* _Exercise brief_
Your answer should be one number: how many lines of the records hold the string "this".

======== Exercise data ========

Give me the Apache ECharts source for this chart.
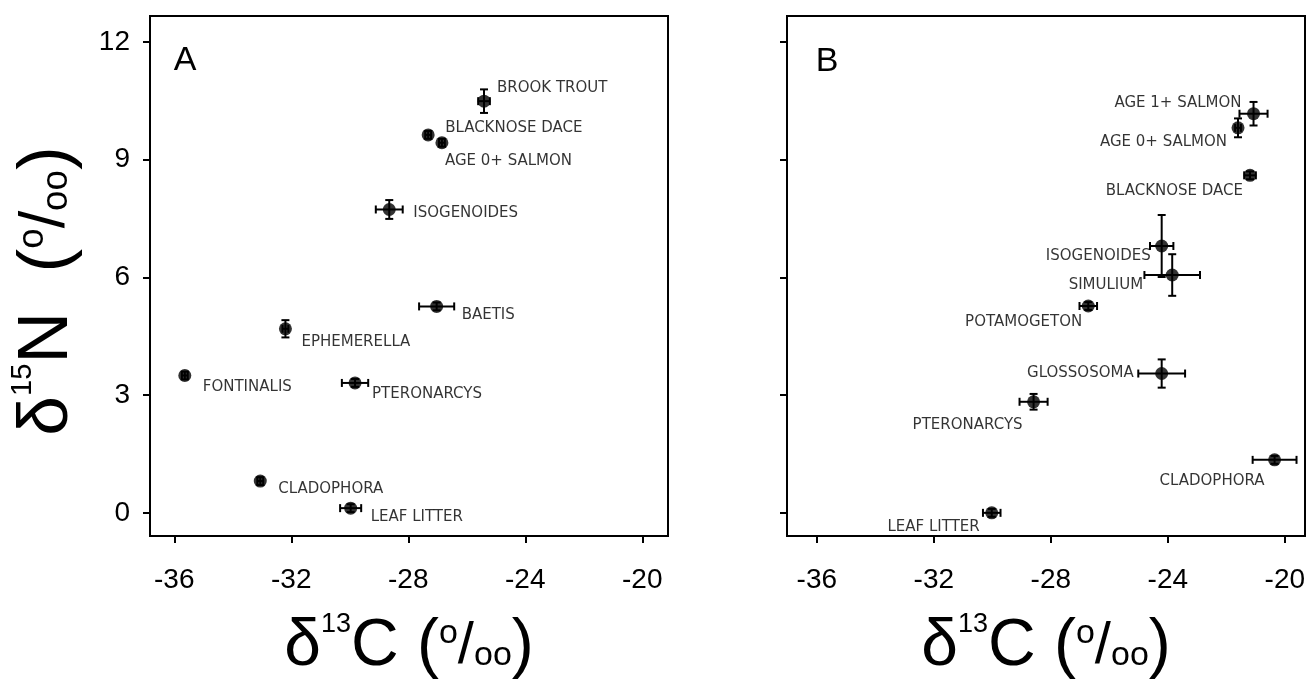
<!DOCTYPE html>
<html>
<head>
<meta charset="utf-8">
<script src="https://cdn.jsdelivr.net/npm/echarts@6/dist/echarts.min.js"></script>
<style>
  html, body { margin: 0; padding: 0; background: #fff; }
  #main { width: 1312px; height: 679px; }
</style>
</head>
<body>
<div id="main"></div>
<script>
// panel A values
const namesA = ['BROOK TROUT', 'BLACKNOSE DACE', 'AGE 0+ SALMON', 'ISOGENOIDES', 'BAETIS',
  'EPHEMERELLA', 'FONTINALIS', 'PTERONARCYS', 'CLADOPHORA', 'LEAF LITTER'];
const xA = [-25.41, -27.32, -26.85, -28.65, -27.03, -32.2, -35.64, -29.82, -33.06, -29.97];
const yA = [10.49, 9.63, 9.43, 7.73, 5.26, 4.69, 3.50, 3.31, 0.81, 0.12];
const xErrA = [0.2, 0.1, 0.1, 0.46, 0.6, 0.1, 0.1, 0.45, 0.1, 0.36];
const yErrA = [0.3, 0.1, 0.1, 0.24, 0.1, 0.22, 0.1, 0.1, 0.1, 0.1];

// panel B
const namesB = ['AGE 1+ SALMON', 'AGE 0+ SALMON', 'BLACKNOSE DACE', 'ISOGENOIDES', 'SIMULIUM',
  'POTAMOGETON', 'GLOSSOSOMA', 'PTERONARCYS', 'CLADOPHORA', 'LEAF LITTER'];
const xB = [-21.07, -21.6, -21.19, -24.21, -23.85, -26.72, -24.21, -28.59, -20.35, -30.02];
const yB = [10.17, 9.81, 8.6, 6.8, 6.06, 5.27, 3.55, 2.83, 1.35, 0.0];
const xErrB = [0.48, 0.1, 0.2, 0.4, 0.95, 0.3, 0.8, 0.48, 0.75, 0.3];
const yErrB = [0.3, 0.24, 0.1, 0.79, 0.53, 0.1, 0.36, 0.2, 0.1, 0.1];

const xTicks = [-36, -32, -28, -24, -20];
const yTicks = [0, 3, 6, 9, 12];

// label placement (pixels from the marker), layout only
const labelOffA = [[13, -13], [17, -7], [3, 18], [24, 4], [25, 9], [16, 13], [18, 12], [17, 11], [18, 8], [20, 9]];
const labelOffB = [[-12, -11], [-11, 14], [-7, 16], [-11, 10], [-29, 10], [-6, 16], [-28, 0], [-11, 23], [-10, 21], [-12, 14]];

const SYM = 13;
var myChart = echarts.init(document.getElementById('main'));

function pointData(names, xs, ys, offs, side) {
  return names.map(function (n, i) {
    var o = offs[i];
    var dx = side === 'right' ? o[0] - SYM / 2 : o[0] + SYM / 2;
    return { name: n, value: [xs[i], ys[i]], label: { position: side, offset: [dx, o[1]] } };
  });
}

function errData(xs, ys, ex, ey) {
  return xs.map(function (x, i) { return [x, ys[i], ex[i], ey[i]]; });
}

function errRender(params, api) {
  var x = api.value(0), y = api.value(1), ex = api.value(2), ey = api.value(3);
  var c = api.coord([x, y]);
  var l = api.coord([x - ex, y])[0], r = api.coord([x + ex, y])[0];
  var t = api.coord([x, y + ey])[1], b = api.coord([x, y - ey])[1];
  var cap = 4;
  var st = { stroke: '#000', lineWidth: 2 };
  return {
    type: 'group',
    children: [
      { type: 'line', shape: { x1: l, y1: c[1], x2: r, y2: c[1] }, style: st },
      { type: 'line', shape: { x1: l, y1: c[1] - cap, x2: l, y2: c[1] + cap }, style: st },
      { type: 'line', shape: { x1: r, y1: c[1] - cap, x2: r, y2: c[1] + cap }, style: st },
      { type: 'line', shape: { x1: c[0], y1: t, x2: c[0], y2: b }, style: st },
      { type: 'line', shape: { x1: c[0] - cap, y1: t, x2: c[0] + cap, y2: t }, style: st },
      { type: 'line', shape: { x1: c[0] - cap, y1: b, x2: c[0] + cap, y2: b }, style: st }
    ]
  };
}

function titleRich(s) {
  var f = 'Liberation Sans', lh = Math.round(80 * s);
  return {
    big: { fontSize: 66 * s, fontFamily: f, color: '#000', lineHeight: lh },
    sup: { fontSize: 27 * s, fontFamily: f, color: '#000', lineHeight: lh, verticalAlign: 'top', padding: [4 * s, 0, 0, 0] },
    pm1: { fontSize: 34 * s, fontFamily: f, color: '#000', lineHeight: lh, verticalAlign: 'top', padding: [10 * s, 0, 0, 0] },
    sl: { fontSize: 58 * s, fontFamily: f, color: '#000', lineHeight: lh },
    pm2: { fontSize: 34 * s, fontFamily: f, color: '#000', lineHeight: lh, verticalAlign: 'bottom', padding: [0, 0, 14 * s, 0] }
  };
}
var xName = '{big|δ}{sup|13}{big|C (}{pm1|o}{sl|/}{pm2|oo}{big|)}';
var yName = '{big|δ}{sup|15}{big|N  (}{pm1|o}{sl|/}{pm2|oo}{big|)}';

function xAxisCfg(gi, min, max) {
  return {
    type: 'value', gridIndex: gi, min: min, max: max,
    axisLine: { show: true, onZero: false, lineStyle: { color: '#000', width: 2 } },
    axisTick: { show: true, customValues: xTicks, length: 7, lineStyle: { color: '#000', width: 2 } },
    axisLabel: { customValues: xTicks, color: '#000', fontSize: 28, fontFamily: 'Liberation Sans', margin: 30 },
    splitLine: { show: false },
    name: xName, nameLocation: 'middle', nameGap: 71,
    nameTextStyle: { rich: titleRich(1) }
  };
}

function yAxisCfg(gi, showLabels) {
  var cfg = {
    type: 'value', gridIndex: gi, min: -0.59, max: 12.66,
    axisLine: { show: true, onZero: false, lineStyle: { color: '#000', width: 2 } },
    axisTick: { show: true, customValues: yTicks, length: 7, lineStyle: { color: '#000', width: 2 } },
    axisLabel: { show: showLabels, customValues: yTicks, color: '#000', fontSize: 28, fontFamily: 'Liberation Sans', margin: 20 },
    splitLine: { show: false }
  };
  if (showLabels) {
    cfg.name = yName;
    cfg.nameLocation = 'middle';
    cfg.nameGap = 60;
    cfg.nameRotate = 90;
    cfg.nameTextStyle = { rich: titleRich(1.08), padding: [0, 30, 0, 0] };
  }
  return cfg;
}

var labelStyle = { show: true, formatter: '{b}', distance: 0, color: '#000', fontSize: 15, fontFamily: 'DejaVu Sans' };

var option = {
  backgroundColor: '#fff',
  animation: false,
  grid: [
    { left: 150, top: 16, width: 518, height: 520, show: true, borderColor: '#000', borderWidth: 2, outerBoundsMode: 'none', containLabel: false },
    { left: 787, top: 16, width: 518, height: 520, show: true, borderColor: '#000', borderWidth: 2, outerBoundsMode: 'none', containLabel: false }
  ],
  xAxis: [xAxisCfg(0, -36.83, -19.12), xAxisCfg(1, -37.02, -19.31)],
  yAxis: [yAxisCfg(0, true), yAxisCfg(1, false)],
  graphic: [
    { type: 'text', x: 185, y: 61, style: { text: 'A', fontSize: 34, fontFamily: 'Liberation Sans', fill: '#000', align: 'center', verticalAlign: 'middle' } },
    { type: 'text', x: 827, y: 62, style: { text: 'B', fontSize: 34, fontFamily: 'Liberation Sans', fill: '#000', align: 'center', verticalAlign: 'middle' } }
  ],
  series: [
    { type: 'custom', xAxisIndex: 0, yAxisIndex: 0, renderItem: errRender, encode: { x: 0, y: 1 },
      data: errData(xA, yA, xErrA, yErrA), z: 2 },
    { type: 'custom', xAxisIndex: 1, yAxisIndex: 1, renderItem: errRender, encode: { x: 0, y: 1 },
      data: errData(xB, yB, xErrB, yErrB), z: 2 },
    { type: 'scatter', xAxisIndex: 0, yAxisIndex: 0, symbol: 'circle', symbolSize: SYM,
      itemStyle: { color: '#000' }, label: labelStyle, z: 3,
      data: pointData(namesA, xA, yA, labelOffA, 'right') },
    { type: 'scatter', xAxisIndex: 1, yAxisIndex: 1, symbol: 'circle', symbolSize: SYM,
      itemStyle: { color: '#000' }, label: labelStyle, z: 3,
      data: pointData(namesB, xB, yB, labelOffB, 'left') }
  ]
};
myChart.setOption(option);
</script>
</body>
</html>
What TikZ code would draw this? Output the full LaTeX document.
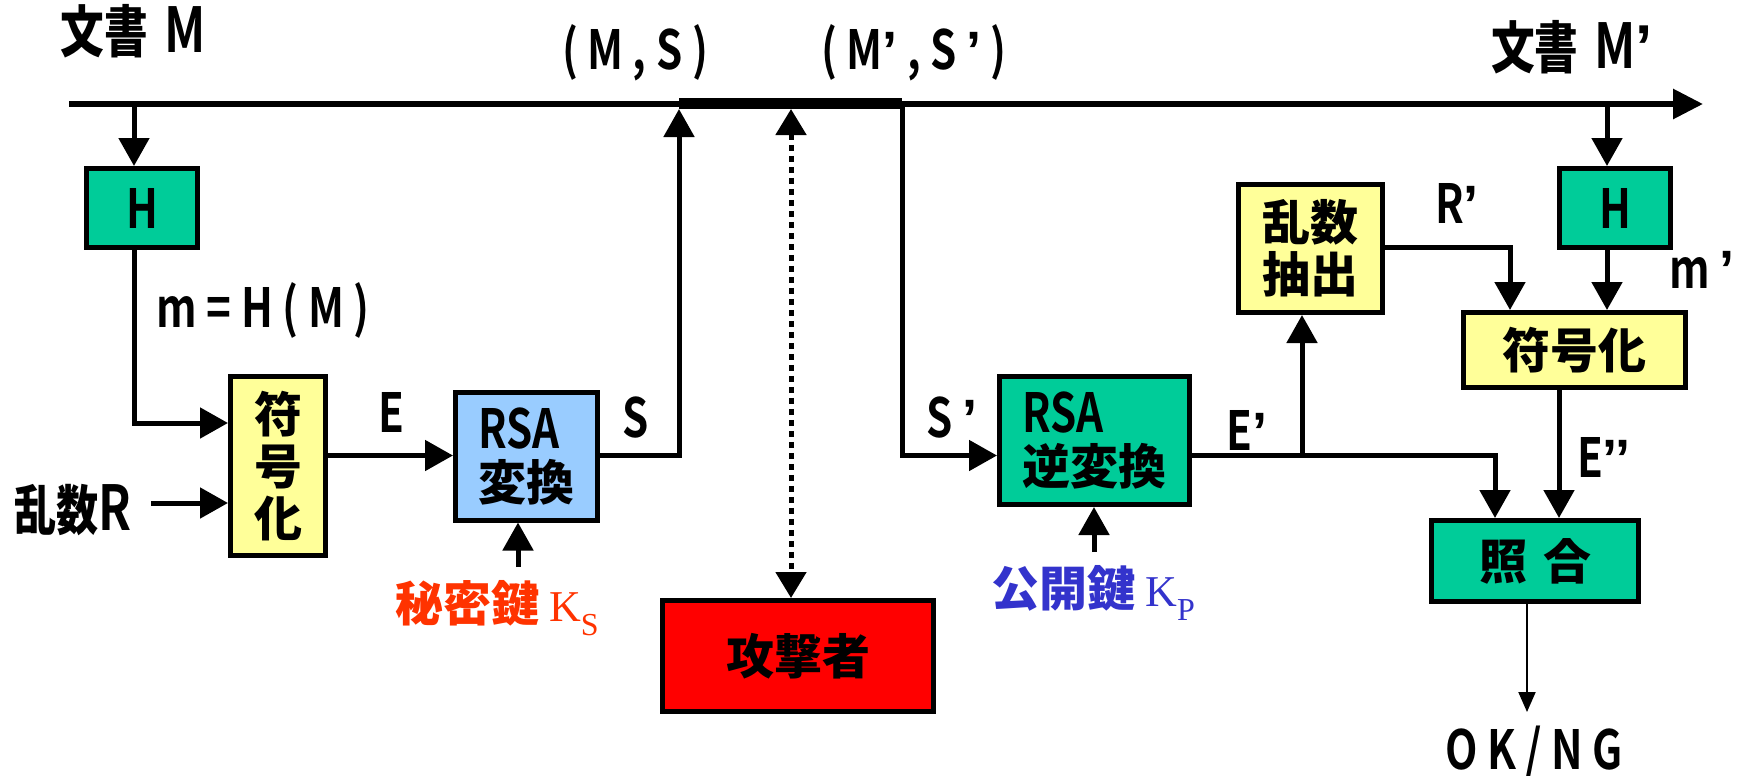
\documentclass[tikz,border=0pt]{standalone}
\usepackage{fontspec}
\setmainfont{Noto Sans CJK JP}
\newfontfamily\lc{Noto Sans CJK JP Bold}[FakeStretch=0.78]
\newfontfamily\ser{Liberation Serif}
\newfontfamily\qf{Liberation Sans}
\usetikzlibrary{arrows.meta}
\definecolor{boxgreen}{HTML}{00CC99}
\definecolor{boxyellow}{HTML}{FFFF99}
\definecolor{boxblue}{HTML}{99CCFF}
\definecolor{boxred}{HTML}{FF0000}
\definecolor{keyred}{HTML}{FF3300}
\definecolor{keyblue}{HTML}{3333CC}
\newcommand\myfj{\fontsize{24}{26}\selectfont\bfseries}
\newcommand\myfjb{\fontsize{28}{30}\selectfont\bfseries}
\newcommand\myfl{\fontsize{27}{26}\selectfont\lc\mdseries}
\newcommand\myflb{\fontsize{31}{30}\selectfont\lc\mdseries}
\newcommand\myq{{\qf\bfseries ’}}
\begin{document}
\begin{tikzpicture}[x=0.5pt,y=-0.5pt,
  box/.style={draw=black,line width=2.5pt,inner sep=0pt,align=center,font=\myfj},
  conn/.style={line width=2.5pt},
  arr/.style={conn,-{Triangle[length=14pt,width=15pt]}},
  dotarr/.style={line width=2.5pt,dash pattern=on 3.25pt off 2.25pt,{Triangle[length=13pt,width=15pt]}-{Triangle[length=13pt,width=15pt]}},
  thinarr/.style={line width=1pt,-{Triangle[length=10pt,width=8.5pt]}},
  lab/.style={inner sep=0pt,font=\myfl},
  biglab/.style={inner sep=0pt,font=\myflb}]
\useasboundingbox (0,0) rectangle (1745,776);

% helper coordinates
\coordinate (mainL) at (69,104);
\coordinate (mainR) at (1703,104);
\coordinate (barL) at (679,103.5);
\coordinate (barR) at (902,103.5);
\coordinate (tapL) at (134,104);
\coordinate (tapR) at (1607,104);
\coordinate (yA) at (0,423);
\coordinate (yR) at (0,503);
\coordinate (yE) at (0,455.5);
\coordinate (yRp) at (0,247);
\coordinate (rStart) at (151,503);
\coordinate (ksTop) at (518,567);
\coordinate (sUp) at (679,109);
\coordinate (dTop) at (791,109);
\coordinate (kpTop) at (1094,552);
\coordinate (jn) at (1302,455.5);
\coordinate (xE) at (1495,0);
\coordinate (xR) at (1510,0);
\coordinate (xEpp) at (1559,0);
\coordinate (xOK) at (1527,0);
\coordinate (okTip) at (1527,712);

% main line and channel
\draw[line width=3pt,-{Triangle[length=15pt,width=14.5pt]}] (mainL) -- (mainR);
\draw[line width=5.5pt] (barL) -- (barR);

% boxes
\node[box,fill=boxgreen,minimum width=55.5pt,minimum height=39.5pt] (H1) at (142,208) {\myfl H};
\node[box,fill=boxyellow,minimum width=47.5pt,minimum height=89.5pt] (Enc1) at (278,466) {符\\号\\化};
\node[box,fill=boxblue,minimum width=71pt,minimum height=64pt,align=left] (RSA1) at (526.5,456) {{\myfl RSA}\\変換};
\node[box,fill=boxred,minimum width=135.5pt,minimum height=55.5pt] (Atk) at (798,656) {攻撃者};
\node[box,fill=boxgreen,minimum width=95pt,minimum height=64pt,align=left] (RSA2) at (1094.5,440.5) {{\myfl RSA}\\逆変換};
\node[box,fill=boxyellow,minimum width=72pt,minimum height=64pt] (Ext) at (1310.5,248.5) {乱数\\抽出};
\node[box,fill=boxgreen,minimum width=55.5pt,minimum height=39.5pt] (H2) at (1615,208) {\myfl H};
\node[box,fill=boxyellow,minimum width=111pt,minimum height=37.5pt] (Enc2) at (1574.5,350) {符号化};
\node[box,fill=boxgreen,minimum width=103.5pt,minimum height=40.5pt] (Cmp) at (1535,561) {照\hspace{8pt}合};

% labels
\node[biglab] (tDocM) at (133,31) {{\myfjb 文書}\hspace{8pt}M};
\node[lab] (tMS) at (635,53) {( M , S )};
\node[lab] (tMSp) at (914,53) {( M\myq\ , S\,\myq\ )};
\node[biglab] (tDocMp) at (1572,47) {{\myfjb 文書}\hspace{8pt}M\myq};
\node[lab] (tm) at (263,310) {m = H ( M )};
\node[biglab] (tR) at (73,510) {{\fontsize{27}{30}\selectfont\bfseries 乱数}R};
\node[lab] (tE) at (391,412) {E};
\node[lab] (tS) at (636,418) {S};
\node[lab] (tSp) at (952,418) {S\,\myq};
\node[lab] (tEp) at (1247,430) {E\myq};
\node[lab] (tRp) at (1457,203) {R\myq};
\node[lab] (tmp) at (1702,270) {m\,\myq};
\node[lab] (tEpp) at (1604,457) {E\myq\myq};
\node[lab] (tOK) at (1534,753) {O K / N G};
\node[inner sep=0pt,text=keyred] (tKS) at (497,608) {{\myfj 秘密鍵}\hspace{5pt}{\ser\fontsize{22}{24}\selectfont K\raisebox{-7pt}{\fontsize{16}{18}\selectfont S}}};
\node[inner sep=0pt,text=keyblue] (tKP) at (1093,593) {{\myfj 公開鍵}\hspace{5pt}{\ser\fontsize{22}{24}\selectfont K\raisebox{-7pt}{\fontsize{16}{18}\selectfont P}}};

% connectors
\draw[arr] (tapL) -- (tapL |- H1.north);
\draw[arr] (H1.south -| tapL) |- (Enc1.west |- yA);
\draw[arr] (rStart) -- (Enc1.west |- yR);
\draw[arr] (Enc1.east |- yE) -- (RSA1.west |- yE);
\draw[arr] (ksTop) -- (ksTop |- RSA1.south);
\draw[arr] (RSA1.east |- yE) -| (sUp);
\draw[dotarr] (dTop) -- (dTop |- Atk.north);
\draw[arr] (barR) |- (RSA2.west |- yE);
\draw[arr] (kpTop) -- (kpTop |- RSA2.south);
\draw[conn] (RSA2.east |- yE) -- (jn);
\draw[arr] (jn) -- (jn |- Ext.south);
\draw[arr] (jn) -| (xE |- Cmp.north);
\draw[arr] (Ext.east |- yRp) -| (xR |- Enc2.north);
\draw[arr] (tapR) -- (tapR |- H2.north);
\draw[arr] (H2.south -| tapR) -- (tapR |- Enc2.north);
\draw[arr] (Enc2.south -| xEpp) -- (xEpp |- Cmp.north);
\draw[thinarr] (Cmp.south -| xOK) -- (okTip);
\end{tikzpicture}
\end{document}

========

* _Exercise output_
2